Zac Pasmanick is a top-producing agent and trainer with RE/MAX Metro Atlanta Cityside.

Every week, we ask a real estate professional for their Short List, a collection of tips and recommendations on an essential topic in real estate. This week, we talked with Zac Pasmanick, a top-producing agent with RE/MAX Metro Atlanta Cityside, who explained his process for gaining buyer clients.

6. Invite the buyer into the office for what we refer to as the “Three-Step Consultation.” The first step is, we ask a series of 28 questions so we don’t waste the buyer’s time showing them what they don’t want to buy.

5. After we get that data, we sit down in front of the “amazing MLS home search system,” which, based on their questions, we see what’s available – and when we talk to buyers, we refer to it as “the amazing MLS home search system.” When you refer to it that way, given how familiar they are with the Internet, they think it’s pretty great.

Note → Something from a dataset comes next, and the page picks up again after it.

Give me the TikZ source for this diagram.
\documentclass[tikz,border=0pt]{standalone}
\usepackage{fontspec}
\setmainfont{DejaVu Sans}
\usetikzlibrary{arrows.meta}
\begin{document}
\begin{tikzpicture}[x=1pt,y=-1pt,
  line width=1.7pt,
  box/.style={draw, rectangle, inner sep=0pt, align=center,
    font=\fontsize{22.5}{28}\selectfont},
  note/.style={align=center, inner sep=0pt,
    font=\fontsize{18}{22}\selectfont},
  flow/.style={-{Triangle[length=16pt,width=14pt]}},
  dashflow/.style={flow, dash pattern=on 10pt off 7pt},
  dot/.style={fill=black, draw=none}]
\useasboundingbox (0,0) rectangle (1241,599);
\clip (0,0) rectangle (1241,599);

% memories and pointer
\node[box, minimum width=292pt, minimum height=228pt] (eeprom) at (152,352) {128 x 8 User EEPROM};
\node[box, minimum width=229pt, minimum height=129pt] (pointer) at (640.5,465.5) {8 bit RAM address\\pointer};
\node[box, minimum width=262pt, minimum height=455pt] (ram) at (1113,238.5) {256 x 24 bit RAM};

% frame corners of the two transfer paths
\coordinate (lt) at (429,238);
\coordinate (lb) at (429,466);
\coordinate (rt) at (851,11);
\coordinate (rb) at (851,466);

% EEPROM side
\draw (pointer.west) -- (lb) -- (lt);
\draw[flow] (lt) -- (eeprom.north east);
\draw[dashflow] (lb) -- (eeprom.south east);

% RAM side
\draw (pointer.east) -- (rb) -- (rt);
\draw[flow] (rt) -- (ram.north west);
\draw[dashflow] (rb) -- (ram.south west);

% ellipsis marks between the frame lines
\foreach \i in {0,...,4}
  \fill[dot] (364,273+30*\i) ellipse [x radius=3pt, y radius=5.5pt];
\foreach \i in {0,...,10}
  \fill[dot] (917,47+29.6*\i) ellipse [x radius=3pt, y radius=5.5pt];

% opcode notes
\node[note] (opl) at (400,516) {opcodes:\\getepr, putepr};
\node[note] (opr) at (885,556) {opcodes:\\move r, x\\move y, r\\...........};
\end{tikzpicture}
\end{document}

4. After we do that, we then go through the benefits of how we can help them, because the new generation of buyers are really about them (the buyer), so if we show them how we can benefit them in the home search, it’s more likely that we’ll get a buyer agency agreement; however, we either refer to the agreement as “paperwork” or the “very simple loyalty agreement.” We never call it a “contract” or a “buyer’s agency agreement,” because those terms can scare off the buyer.

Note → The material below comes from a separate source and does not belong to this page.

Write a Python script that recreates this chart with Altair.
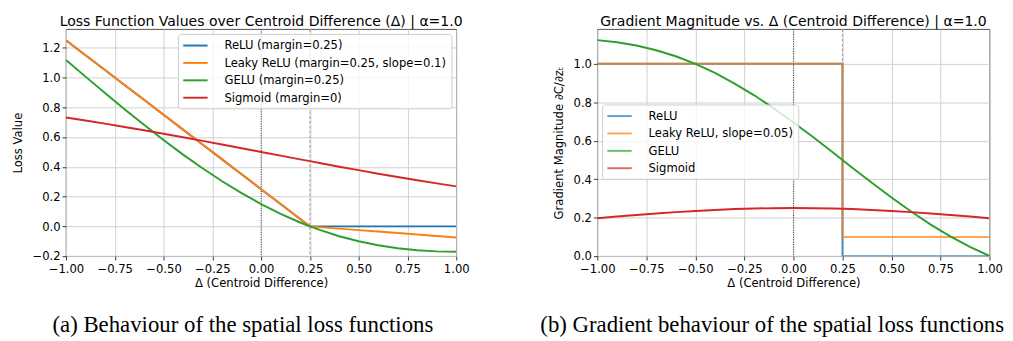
import altair as alt
import pandas as pd

# ---------------- data ----------------
DELTA = [-1.0, -0.9, -0.8, -0.7, -0.6, -0.5, -0.4, -0.3, -0.2, -0.1, 0.0,
         0.1, 0.2, 0.25, 0.3, 0.4, 0.5, 0.6, 0.7, 0.8, 0.9, 1.0]
LOSS_RELU = [1.25, 1.15, 1.05, 0.95, 0.85, 0.75, 0.65, 0.55, 0.45, 0.35, 0.25,
             0.15, 0.05, 0.0, 0.0, 0.0, 0.0, 0.0, 0.0, 0.0, 0.0, 0.0]
LOSS_LEAKY = [1.25, 1.15, 1.05, 0.95, 0.85, 0.75, 0.65, 0.55, 0.45, 0.35, 0.25,
              0.15, 0.05, 0.0, -0.005, -0.015, -0.025, -0.035, -0.045, -0.055, -0.065, -0.075]
LOSS_GELU = [1.118, 1.006, 0.896, 0.787, 0.682, 0.580, 0.482, 0.390, 0.303, 0.223, 0.150,
             0.084, 0.026, 0.0, -0.024, -0.066, -0.100, -0.127, -0.147, -0.160, -0.168, -0.170]
LOSS_SIGMOID = [0.731, 0.711, 0.690, 0.668, 0.646, 0.622, 0.599, 0.574, 0.550, 0.525, 0.500,
                0.475, 0.450, 0.438, 0.426, 0.401, 0.378, 0.354, 0.332, 0.310, 0.289, 0.269]

STEP_DELTA = [-1.0, 0.25, 0.25, 1.0]
GRAD_RELU = [1.0, 1.0, 0.0, 0.0]
GRAD_LEAKY = [1.0, 1.0, 0.1, 0.1]
GRAD_GELU = [1.123, 1.112, 1.095, 1.070, 1.039, 0.999, 0.952, 0.897, 0.836, 0.768, 0.695,
             0.619, 0.540, 0.500, 0.460, 0.381, 0.305, 0.232, 0.164, 0.103, 0.048, 0.001]
GRAD_SIGMOID = [0.197, 0.206, 0.214, 0.222, 0.229, 0.235, 0.240, 0.245, 0.248, 0.249, 0.250,
                0.249, 0.248, 0.246, 0.245, 0.240, 0.235, 0.229, 0.222, 0.214, 0.206, 0.197]

LOSS_NAMES = ["ReLU (margin=0.25)", "Leaky ReLU (margin=0.25, slope=0.1)",
              "GELU (margin=0.25)", "Sigmoid (margin=0)"]
GRAD_NAMES = ["ReLU", "Leaky ReLU, slope=0.05)", "GELU", "Sigmoid"]
COLORS = ["#1f77b4", "#ff7f0e", "#2ca02c", "#d62728"]

X_TICKS = [-1.0, -0.75, -0.5, -0.25, 0.0, 0.25, 0.5, 0.75, 1.0]
Y_TICKS_LOSS = [-0.2, 0.0, 0.2, 0.4, 0.6, 0.8, 1.0, 1.2]
Y_TICKS_GRAD = [0.0, 0.2, 0.4, 0.6, 0.8, 1.0]
VLINES = [0.0, 0.25]

TITLES = ["Loss Function Values over Centroid Difference (Δ) | α=1.0",
          "Gradient Magnitude vs. Δ (Centroid Difference) | α=1.0"]
X_TITLE = "Δ (Centroid Difference)"
Y_TITLES = ["Loss Value", "Gradient Magnitude ∂C/∂zₜ"]
CAPTIONS = ["(a) Behaviour of the spatial loss functions",
            "(b) Gradient behaviour of the spatial loss functions"]

FONT = "DejaVu Sans"
W1, W2, H = 404, 406, 235

# ---------------- tables ----------------
rows = []
for name, ys in zip(LOSS_NAMES, [LOSS_RELU, LOSS_LEAKY, LOSS_GELU, LOSS_SIGMOID]):
    for i, (x, y) in enumerate(zip(DELTA, ys)):
        rows.append({"series": name, "d": x, "v": y, "i": i})
loss_df = pd.DataFrame(rows)

rows = []
grad_sets = [(GRAD_NAMES[0], STEP_DELTA, GRAD_RELU, 1.2, 0.75),
             (GRAD_NAMES[1], STEP_DELTA, GRAD_LEAKY, 2.0, 0.7),
             (GRAD_NAMES[2], DELTA, GRAD_GELU, 1.0, 1.0),
             (GRAD_NAMES[3], DELTA, GRAD_SIGMOID, 1.0, 1.0)]
for name, xs, ys, w, a in grad_sets:
    for i, (x, y) in enumerate(zip(xs, ys)):
        rows.append({"series": name, "d": x, "v": y, "i": i, "w": w, "a": a})
grad_df = pd.DataFrame(rows)

vl_df = pd.DataFrame({"d": VLINES})


def x_enc():
    return alt.X("d:Q", title=X_TITLE,
                 scale=alt.Scale(domain=[-1, 1], nice=False, zero=False),
                 axis=alt.Axis(values=X_TICKS, format=".2f", labelPadding=4,
                               titlePadding=3))


def panel(df, names, ydom, yticks, ytitle, ytitle_pad, title, caption, cap_x, width,
          legend, extra_enc):
    y = alt.Y("v:Q", title=ytitle,
              scale=alt.Scale(domain=ydom, nice=False, zero=False),
              axis=alt.Axis(values=yticks, format=".1f", titlePadding=ytitle_pad))
    lines = alt.Chart(df).mark_line(strokeWidth=2, clip=True).encode(
        x=x_enc(), y=y,
        color=alt.Color("series:N", scale=alt.Scale(domain=names, range=COLORS),
                        legend=legend),
        order="i:Q",
        **extra_enc,
    )
    v0 = alt.Chart(vl_df).transform_filter("datum.d == 0").mark_rule(
        color="#000000", strokeWidth=0.8, strokeDash=[1, 1.5]).encode(x="d:Q")
    v1 = alt.Chart(vl_df).transform_filter("datum.d == 0.25").mark_rule(
        color="#999999", strokeWidth=1, strokeDash=[3, 2]).encode(x="d:Q")
    cap = alt.Chart(pd.DataFrame({"t": [caption]})).mark_text(
        align="left", baseline="alphabetic", font="Liberation Serif",
        fontSize=23.6, color="#000000").encode(
        x=alt.value(cap_x), y=alt.value(H + 78), text="t:N")
    return alt.layer(v0, v1, lines, cap).properties(
        width=width, height=H,
        title=alt.Title(title, fontSize=14.5, font=FONT, fontWeight="normal",
                        color="#000000", offset=-1))


LEG_STYLE = dict(title=None, fillColor="rgba(255,255,255,0.8)", strokeColor="#cccccc",
                 cornerRadius=3, padding=5, labelFont=FONT, labelFontSize=12,
                 labelColor="#000000", symbolType="M-2.1,0H2.1", symbolStrokeWidth=2,
                 symbolSize=144, symbolOffset=6, labelOffset=23, rowPadding=5,
                 labelLimit=400)
leg1 = alt.Legend(orient="top-right", offset=5, **LEG_STYLE)
leg2 = alt.Legend(orient="none", legendX=5, legendY=78, symbolOpacity=0.7, **LEG_STYLE)

left = panel(loss_df, LOSS_NAMES, [-0.2, 1.325], Y_TICKS_LOSS, Y_TITLES[0], 8,
             TITLES[0], CAPTIONS[0], -14, W1, leg1, {})
right = panel(grad_df, GRAD_NAMES, [0, 1.18], Y_TICKS_GRAD, Y_TITLES[1], 8,
              TITLES[1], CAPTIONS[1], -59, W2, leg2,
              {"strokeWidth": alt.StrokeWidth("w:Q", scale=None, legend=None),
               "opacity": alt.Opacity("a:Q", scale=None, legend=None)})

chart = alt.hconcat(left, right, spacing=72).resolve_scale(
    color="independent").resolve_legend(color="independent").properties(
    padding={"left": 3, "top": 0, "right": 0, "bottom": 0},
    background="#ffffff",
).configure_view(stroke="#222222", strokeWidth=0.8).configure_axis(
    grid=True, gridColor="#cfcfcf", gridWidth=1, domain=False,
    tickColor="#000000", tickSize=4, tickWidth=0.8,
    labelFont=FONT, labelFontSize=12, labelColor="#000000", labelPadding=2,
    labelOverlap=False, labelFlush=False,
    titleFont=FONT, titleFontSize=12, titleFontWeight="normal", titleColor="#000000",
    titlePadding=4,
)

chart.save("out.html", embed_options={"renderer": "svg", "actions": False})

3. My buyer specialists know that agreement inside and out, so the biggest fear that most agents have with getting a buyer agency agreement signed is the tough questions that the buyer may ask; if you know the questions inside and out, though, then it’s very easy to overcome any objections the buyer may have. So, we practice those steps on a regular basis on my team.

2. Then, we create the appointment, because we do not create an appointment to show properties until we have the agreement signed. We do let the buyer know, before they come in for their consultation, that they will not be looking at properties that day. It’s so easy for a buyer’s agent to put a buyer in the car without an agreement; however, those are the buyers that tend to disappear. They walk into a Sunday open house and they call someone else, and before you know it, they’ve bought a house with another agent.

So, if you train the buyer’s agents to give a perfect presentation, then there’s a high likelihood that the buyer will sign the loyalty agreement. The goal on my team is to create two buyer consultations a week, and of the 104 consultations a year, to have 52 sign an agreement; and of those 52 who sign an agreement, 26 will get to closing. Twenty-six closings a year is pretty good.

1. Now, for a buyer who calls on a property and wants to see it, then that showing is what we refer to as an “audition,” or a “job interview.” You need to get to the property earlier, get the windows open, turn the lights on, etc. You need to do a great job showing that property to the buyer, because if they are unrepresented – which they normally are – they’ve met other agents at properties who show up ill-prepared and not dressed for success.

And lastly, I do require all of my agents to dress for success, because even though we should not be judged by how we look and what we wear, we are. So it’s very important that the men on my team wear ties, and that the women are dressed in proper business attire.


Zac Pasmanick has been an agent in the Metro Atlanta market for more than 30 years, and has been involved in more than 4,700 home transactions. With designations that include a CDPE, CRB and GRI, Zac is a Life Member of the Atlanta Board of Realtors’ Million Dollar Club and a Five Star Professional Foreclosure REO Specialist.